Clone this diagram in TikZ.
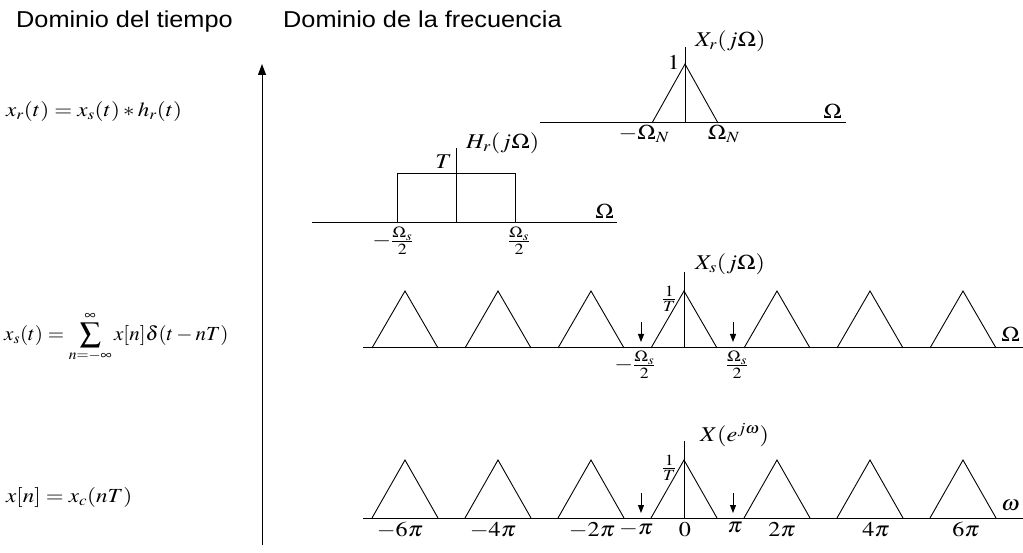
\documentclass[tikz,border=0pt]{standalone}
\usepackage{mathptmx}
\usepackage[no-math]{fontspec}
\setmainfont{Liberation Serif}
\newfontfamily\titlefont[FakeStretch=1.1]{Liberation Sans}
\usetikzlibrary{arrows.meta,positioning}
\newcommand{\st}[1]{\scalebox{1.15}[1]{#1}}

\begin{document}
\begin{tikzpicture}[
  x=1pt, y=-1pt,
  title/.style={font=\titlefont\fontsize{23}{27}\selectfont, inner sep=0pt, anchor=base west},
  eqn/.style={font=\fontsize{20}{24}\selectfont, inner sep=0pt, anchor=west},
  lbl/.style={font=\fontsize{21}{25}\selectfont, inner sep=1pt},
  axisline/.style={line width=1pt},
  spec/.style={line width=0.9pt},
  cutoff/.style={-{Triangle[length=8pt,width=6pt]}, line width=1pt},
  timearrow/.style={-{Triangle[length=11pt,width=8pt]}, line width=1pt}
]
  \useasboundingbox (0,0) rectangle (1023,553);

  % titles
  \node[title] (tdom) at (16,28) {Dominio del tiempo};
  \node[title] (fdom) at (283,28) {Dominio de la frecuencia};

  % time domain
  \node[eqn] (eqr) at (6,112) {\st{$x_r(t)=x_s(t)*h_r(t)$}};
  \node[eqn] (eqs) at (4,337) {\scalebox{1.05}[1]{$x_s(t)=\displaystyle\sum_{n=-\infty}^{\infty}x[n]\delta(t-nT)$}};
  \node[eqn] (eqn) at (6,497) {\st{$x[n]=x_c(nT)$}};
  \coordinate (tbot) at (262,545);
  \coordinate (ttop) at (262,64);
  \draw[timearrow] (tbot) -- (ttop);

  % X_r(j Omega)
  \coordinate (ra) at (540,123);
  \coordinate (rb) at (846,123);
  \coordinate (r0) at (685,123);
  \coordinate (rtop) at (685,47);
  \draw[axisline] (ra) -- (rb);
  \draw[axisline] (r0) -- (rtop);
  \draw[spec] (652,123) -- (685,64) -- (718,123);
  \node[lbl, anchor=east] (rone) at (681,62) {\st{$1$}};
  \node[lbl, anchor=west] (rname) at (694,41) {\st{$X_r(j\Omega)$}};
  \node[lbl, anchor=south east] (rom) at (843,120) {\st{$\Omega$}};
  \node[lbl, anchor=north] (rneg) at (644,124) {\st{$-\Omega_N$}};
  \node[lbl, anchor=north] (rpos) at (724,124) {\st{$\Omega_N$}};

  % H_r(j Omega)
  \coordinate (ha) at (312,223);
  \coordinate (hb) at (617,223);
  \coordinate (h0) at (456,223);
  \coordinate (htop) at (456,148);
  \draw[axisline] (ha) -- (hb);
  \draw[axisline] (h0) -- (htop);
  \draw[spec] (397,223) -- (397,173) -- (515,173) -- (515,223);
  \node[lbl, anchor=east] (hT) at (453,162) {\st{$T$}};
  \node[lbl, anchor=west] (hname) at (465,143) {\st{$H_r(j\Omega)$}};
  \node[lbl, anchor=south east] (hom) at (615,220) {\st{$\Omega$}};
  \node[lbl, anchor=north east] (hneg) at (415,226) {\st{$-\frac{\Omega_s}{2}$}};
  \node[lbl, anchor=north] (hpos) at (519,226) {\st{$\frac{\Omega_s}{2}$}};

  % X_s(j Omega)
  \coordinate (sa) at (363,348);
  \coordinate (sb) at (1023,348);
  \coordinate (s0) at (684,348);
  \coordinate (stop) at (684,272);
  \draw[axisline] (sa) -- (sb);
  \draw[axisline] (s0) -- (stop);
  \foreach \k in {-3,...,3}
    \draw[spec] ({684+93*\k-33},348) -- ({684+93*\k},291) -- ({684+93*\k+33},348);
  \coordinate (sla) at (641,322);
  \coordinate (slb) at (641,342);
  \coordinate (sra) at (733,322);
  \coordinate (srb) at (733,342);
  \draw[cutoff] (sla) -- (slb);
  \draw[cutoff] (sra) -- (srb);
  \node[lbl, anchor=east] (sinv) at (678,299) {\st{$\frac{1}{T}$}};
  \node[lbl, anchor=west] (sname) at (694,264) {\st{$X_s(j\Omega)$}};
  \node[lbl, anchor=south east] (som) at (1021,343) {\st{$\Omega$}};
  \node[lbl, anchor=north east] (sneg) at (657,350) {\st{$-\frac{\Omega_s}{2}$}};
  \node[lbl, anchor=north] (spos) at (737,350) {\st{$\frac{\Omega_s}{2}$}};

  % X(e^{j omega})
  \coordinate (da) at (363,518);
  \coordinate (db) at (1023,518);
  \coordinate (d0) at (684,518);
  \coordinate (dtop) at (684,441);
  \draw[axisline] (da) -- (db);
  \draw[axisline] (d0) -- (dtop);
  \foreach \k in {-3,...,3}
    \draw[spec] ({684+93*\k-33},518) -- ({684+93*\k},460) -- ({684+93*\k+33},518);
  \coordinate (dla) at (641,493);
  \coordinate (dlb) at (641,513);
  \coordinate (dra) at (733,493);
  \coordinate (drb) at (733,513);
  \draw[cutoff] (dla) -- (dlb);
  \draw[cutoff] (dra) -- (drb);
  \node[lbl, anchor=east] (dinv) at (678,468) {\st{$\frac{1}{T}$}};
  \node[lbl, anchor=west] (dname) at (699,435) {\st{$X(e^{j\omega})$}};
  \node[lbl, anchor=south east] (dom) at (1021,512) {\st{$\omega$}};
  \node[lbl, anchor=north] (dm6) at (400,521) {\st{$-6\pi$}};
  \node[lbl, anchor=north] (dm4) at (493,521) {\st{$-4\pi$}};
  \node[lbl, anchor=north] (dm2) at (592,521) {\st{$-2\pi$}};
  \node[lbl, anchor=north] (dm1) at (636,521) {\st{$-\pi$}};
  \node[lbl, anchor=north] (dz) at (685,521) {\st{$0$}};
  \node[lbl, anchor=north] (dp1) at (735,521) {\st{$\pi$}};
  \node[lbl, anchor=north] (dp2) at (782,521) {\st{$2\pi$}};
  \node[lbl, anchor=north] (dp4) at (876,521) {\st{$4\pi$}};
  \node[lbl, anchor=north] (dp6) at (966,521) {\st{$6\pi$}};
\end{tikzpicture}
\end{document}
________________
## WHAT YOU SHOULD DO
All of the material above is to be copied exactly, except for its images.

## EXERCISE OUTPUT
Clone this diagram in TikZ.
\documentclass[tikz,border=0pt]{standalone}
\usepackage{mathptmx}
\usepackage[no-math]{fontspec}
\setmainfont{Liberation Serif}
\newfontfamily\titlefont[FakeStretch=1.1]{Liberation Sans}
\usetikzlibrary{arrows.meta,positioning}
\newcommand{\st}[1]{\scalebox{1.15}[1]{#1}}

\begin{document}
\begin{tikzpicture}[
  x=1pt, y=-1pt,
  title/.style={font=\titlefont\fontsize{23}{27}\selectfont, inner sep=0pt, anchor=base west},
  eqn/.style={font=\fontsize{20}{24}\selectfont, inner sep=0pt, anchor=west},
  lbl/.style={font=\fontsize{21}{25}\selectfont, inner sep=1pt},
  axisline/.style={line width=1pt},
  spec/.style={line width=0.9pt},
  cutoff/.style={-{Triangle[length=8pt,width=6pt]}, line width=1pt},
  timearrow/.style={-{Triangle[length=11pt,width=8pt]}, line width=1pt}
]
  \useasboundingbox (0,0) rectangle (1023,553);

  % titles
  \node[title] (tdom) at (16,28) {Dominio del tiempo};
  \node[title] (fdom) at (283,28) {Dominio de la frecuencia};

  % time domain
  \node[eqn] (eqr) at (6,112) {\st{$x_r(t)=x_s(t)*h_r(t)$}};
  \node[eqn] (eqs) at (4,337) {\scalebox{1.05}[1]{$x_s(t)=\displaystyle\sum_{n=-\infty}^{\infty}x[n]\delta(t-nT)$}};
  \node[eqn] (eqn) at (6,497) {\st{$x[n]=x_c(nT)$}};
  \coordinate (tbot) at (262,545);
  \coordinate (ttop) at (262,64);
  \draw[timearrow] (tbot) -- (ttop);

  % X_r(j Omega)
  \coordinate (ra) at (540,123);
  \coordinate (rb) at (846,123);
  \coordinate (r0) at (685,123);
  \coordinate (rtop) at (685,47);
  \draw[axisline] (ra) -- (rb);
  \draw[axisline] (r0) -- (rtop);
  \draw[spec] (652,123) -- (685,64) -- (718,123);
  \node[lbl, anchor=east] (rone) at (681,62) {\st{$1$}};
  \node[lbl, anchor=west] (rname) at (694,41) {\st{$X_r(j\Omega)$}};
  \node[lbl, anchor=south east] (rom) at (843,120) {\st{$\Omega$}};
  \node[lbl, anchor=north] (rneg) at (644,124) {\st{$-\Omega_N$}};
  \node[lbl, anchor=north] (rpos) at (724,124) {\st{$\Omega_N$}};

  % H_r(j Omega)
  \coordinate (ha) at (312,223);
  \coordinate (hb) at (617,223);
  \coordinate (h0) at (456,223);
  \coordinate (htop) at (456,148);
  \draw[axisline] (ha) -- (hb);
  \draw[axisline] (h0) -- (htop);
  \draw[spec] (397,223) -- (397,173) -- (515,173) -- (515,223);
  \node[lbl, anchor=east] (hT) at (453,162) {\st{$T$}};
  \node[lbl, anchor=west] (hname) at (465,143) {\st{$H_r(j\Omega)$}};
  \node[lbl, anchor=south east] (hom) at (615,220) {\st{$\Omega$}};
  \node[lbl, anchor=north east] (hneg) at (415,226) {\st{$-\frac{\Omega_s}{2}$}};
  \node[lbl, anchor=north] (hpos) at (519,226) {\st{$\frac{\Omega_s}{2}$}};

  % X_s(j Omega)
  \coordinate (sa) at (363,348);
  \coordinate (sb) at (1023,348);
  \coordinate (s0) at (684,348);
  \coordinate (stop) at (684,272);
  \draw[axisline] (sa) -- (sb);
  \draw[axisline] (s0) -- (stop);
  \foreach \k in {-3,...,3}
    \draw[spec] ({684+93*\k-33},348) -- ({684+93*\k},291) -- ({684+93*\k+33},348);
  \coordinate (sla) at (641,322);
  \coordinate (slb) at (641,342);
  \coordinate (sra) at (733,322);
  \coordinate (srb) at (733,342);
  \draw[cutoff] (sla) -- (slb);
  \draw[cutoff] (sra) -- (srb);
  \node[lbl, anchor=east] (sinv) at (678,299) {\st{$\frac{1}{T}$}};
  \node[lbl, anchor=west] (sname) at (694,264) {\st{$X_s(j\Omega)$}};
  \node[lbl, anchor=south east] (som) at (1021,343) {\st{$\Omega$}};
  \node[lbl, anchor=north east] (sneg) at (657,350) {\st{$-\frac{\Omega_s}{2}$}};
  \node[lbl, anchor=north] (spos) at (737,350) {\st{$\frac{\Omega_s}{2}$}};

  % X(e^{j omega})
  \coordinate (da) at (363,518);
  \coordinate (db) at (1023,518);
  \coordinate (d0) at (684,518);
  \coordinate (dtop) at (684,441);
  \draw[axisline] (da) -- (db);
  \draw[axisline] (d0) -- (dtop);
  \foreach \k in {-3,...,3}
    \draw[spec] ({684+93*\k-33},518) -- ({684+93*\k},460) -- ({684+93*\k+33},518);
  \coordinate (dla) at (641,493);
  \coordinate (dlb) at (641,513);
  \coordinate (dra) at (733,493);
  \coordinate (drb) at (733,513);
  \draw[cutoff] (dla) -- (dlb);
  \draw[cutoff] (dra) -- (drb);
  \node[lbl, anchor=east] (dinv) at (678,468) {\st{$\frac{1}{T}$}};
  \node[lbl, anchor=west] (dname) at (699,435) {\st{$X(e^{j\omega})$}};
  \node[lbl, anchor=south east] (dom) at (1021,512) {\st{$\omega$}};
  \node[lbl, anchor=north] (dm6) at (400,521) {\st{$-6\pi$}};
  \node[lbl, anchor=north] (dm4) at (493,521) {\st{$-4\pi$}};
  \node[lbl, anchor=north] (dm2) at (592,521) {\st{$-2\pi$}};
  \node[lbl, anchor=north] (dm1) at (636,521) {\st{$-\pi$}};
  \node[lbl, anchor=north] (dz) at (685,521) {\st{$0$}};
  \node[lbl, anchor=north] (dp1) at (735,521) {\st{$\pi$}};
  \node[lbl, anchor=north] (dp2) at (782,521) {\st{$2\pi$}};
  \node[lbl, anchor=north] (dp4) at (876,521) {\st{$4\pi$}};
  \node[lbl, anchor=north] (dp6) at (966,521) {\st{$6\pi$}};
\end{tikzpicture}
\end{document}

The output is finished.